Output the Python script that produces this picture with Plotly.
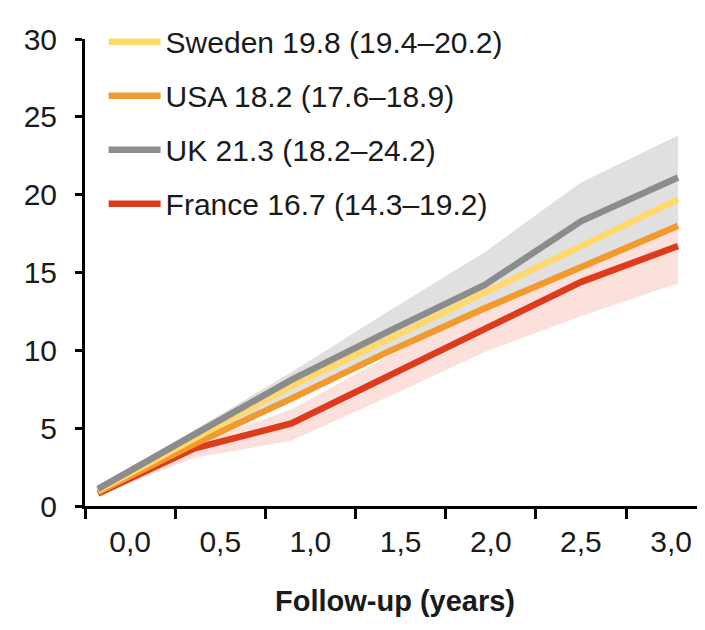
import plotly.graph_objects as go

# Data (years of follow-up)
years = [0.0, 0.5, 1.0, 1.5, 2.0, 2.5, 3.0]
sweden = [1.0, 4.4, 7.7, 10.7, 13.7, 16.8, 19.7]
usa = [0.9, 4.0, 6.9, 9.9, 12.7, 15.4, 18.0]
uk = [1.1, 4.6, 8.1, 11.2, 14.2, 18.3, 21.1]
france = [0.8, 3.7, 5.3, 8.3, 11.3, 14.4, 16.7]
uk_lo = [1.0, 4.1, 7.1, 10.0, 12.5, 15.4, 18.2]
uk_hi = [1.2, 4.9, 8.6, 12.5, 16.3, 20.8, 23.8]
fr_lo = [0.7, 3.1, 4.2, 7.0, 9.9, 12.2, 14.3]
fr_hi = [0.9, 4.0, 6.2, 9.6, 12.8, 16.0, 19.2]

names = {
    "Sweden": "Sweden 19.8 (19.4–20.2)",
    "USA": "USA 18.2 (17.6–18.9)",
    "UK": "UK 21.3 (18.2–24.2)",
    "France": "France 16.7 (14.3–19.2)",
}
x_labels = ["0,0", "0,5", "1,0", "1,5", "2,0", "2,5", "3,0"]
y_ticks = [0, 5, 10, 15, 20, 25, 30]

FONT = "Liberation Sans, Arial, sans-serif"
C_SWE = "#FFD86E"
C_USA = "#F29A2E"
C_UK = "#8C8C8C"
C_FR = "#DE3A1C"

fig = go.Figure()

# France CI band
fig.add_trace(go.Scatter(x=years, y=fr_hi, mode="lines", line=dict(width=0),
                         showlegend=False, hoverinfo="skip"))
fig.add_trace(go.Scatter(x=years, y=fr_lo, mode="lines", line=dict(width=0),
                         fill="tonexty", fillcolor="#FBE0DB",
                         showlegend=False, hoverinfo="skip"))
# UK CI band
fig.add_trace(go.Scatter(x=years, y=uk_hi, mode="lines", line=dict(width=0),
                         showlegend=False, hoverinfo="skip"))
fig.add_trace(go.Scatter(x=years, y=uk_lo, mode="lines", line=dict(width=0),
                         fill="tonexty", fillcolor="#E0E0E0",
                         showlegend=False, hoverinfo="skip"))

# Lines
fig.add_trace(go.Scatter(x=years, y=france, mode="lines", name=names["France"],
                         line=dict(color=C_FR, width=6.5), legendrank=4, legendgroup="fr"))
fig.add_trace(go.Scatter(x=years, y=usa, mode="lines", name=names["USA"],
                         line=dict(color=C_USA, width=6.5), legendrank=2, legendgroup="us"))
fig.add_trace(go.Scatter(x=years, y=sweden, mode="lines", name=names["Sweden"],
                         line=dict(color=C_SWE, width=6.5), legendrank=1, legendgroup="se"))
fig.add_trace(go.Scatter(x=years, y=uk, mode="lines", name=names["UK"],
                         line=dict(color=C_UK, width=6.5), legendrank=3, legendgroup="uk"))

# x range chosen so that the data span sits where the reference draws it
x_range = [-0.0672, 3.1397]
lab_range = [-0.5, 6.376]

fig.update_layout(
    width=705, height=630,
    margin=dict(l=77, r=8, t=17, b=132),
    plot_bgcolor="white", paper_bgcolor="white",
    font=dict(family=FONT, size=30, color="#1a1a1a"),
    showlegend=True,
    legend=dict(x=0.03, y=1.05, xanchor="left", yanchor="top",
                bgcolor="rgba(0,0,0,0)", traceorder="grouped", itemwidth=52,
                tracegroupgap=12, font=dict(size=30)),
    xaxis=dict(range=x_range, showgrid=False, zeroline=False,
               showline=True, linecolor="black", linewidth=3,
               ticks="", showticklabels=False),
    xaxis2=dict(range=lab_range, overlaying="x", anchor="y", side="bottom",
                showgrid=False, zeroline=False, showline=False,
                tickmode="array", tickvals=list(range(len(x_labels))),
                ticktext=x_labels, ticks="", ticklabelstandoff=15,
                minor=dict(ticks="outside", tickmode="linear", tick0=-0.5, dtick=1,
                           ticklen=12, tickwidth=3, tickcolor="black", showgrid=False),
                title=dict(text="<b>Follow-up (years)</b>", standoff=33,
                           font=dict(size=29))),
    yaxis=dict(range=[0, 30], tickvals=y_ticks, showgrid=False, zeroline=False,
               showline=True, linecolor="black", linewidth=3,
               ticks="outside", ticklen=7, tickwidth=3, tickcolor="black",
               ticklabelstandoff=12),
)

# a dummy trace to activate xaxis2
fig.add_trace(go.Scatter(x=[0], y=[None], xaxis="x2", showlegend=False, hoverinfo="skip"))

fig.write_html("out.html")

....

Restate exactly, please, only the lines between the start of the data and the line containing "import plotly.graph_objects as go", both ends included, skipping the pictures.

## Exercise output
Output the Python script that produces this picture with Plotly.
import plotly.graph_objects as go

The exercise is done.